Grand Exchange Tax Explained
How the OSRS GE tax works and what it means for your flipping profits.
How the GE Tax Works
Jagex introduced a 2% tax on all Grand Exchange sales in December 2021 as part of the item sink mechanic. When you sell an item on the GE, 2% of the sale price is deducted from the gold you receive. Buyers are not affected — they pay the full listed price.
The 5M GP Tax Cap
The tax is capped at 5,000,000 GP per item. This means items worth more than 250M GP are effectively taxed at less than 2%. For example, selling a Twisted Bow for 1.2B GP still only costs 5M in tax — well under 1%.
Tax-Exempt Items
Some items are completely exempt from GE tax. These include:
- Old School Bonds
- Items under 100 GP sale price
- Various low-level supplies (basic arrows, low-tier food)
Impact on Flipping
The 2% tax has a significant impact on flipping margins. Before the tax, a 3% margin meant 3% pure profit. Now, that same 3% margin only yields roughly 1% profit after tax. This makes it essential to use accurate, tax-adjusted profit figures.

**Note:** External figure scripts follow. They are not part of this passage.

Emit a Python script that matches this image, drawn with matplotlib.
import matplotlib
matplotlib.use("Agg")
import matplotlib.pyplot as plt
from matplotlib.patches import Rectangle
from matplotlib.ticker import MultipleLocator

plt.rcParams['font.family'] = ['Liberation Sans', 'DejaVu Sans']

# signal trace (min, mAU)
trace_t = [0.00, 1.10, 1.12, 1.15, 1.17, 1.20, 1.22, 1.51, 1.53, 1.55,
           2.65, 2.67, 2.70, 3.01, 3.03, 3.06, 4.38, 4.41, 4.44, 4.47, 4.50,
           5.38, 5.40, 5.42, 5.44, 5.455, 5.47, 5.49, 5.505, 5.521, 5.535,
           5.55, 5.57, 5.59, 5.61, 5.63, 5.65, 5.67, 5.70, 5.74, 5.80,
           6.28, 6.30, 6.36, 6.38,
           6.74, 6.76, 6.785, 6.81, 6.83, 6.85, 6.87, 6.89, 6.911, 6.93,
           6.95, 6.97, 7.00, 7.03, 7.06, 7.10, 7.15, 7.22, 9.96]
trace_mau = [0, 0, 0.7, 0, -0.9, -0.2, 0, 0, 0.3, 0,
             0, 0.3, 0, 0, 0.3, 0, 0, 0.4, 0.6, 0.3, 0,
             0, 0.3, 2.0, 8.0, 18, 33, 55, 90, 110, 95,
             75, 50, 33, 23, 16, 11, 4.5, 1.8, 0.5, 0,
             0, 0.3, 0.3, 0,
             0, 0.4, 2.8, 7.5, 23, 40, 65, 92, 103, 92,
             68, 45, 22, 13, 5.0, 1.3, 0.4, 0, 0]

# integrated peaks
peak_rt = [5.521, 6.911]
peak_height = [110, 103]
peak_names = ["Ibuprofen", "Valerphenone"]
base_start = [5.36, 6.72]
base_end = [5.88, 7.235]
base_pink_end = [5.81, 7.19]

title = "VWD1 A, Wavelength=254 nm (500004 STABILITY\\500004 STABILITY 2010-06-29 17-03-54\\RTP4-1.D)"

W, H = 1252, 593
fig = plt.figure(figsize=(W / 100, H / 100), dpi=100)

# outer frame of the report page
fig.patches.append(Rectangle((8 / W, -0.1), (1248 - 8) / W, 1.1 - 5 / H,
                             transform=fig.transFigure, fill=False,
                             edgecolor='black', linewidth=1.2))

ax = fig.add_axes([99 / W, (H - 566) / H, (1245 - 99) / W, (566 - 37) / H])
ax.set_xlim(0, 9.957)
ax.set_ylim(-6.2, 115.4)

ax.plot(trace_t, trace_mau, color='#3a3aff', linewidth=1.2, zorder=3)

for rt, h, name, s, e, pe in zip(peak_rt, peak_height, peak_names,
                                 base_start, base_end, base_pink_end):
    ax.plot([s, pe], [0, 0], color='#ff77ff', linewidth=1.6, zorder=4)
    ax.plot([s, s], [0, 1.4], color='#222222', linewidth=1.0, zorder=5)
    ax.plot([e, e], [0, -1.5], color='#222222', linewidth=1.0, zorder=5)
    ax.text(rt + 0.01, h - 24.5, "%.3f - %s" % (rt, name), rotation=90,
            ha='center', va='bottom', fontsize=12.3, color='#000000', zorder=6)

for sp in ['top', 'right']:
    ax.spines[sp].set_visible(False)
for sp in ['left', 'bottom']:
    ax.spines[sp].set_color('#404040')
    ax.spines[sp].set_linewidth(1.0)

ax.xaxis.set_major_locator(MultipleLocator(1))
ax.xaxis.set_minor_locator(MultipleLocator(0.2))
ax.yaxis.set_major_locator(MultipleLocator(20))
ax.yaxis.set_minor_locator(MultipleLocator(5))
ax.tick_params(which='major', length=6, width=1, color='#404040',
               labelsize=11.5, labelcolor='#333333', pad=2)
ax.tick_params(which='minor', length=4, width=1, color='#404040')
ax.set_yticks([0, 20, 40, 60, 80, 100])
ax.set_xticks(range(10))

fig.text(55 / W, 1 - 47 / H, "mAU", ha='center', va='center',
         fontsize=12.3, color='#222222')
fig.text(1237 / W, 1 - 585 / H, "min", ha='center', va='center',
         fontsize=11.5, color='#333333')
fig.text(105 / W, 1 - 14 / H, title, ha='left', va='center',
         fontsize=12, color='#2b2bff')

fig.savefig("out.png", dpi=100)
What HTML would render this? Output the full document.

07Flip automatically calculates profit after tax for every item, so the margins you see are what you actually take home. No manual maths required.
Tax Calculation Formula
Tax = min(Sell Price × 0.02, 5,000,000)
Profit = Sell Price − Tax − Buy Price
Where Does the Tax Go?
The gold collected from the GE tax is removed from the game entirely — it acts as a gold sink to help combat inflation. The items purchased by the tax fund are also removed, functioning as an item sink. This was introduced to address the ever-growing supply of high-value items in the game.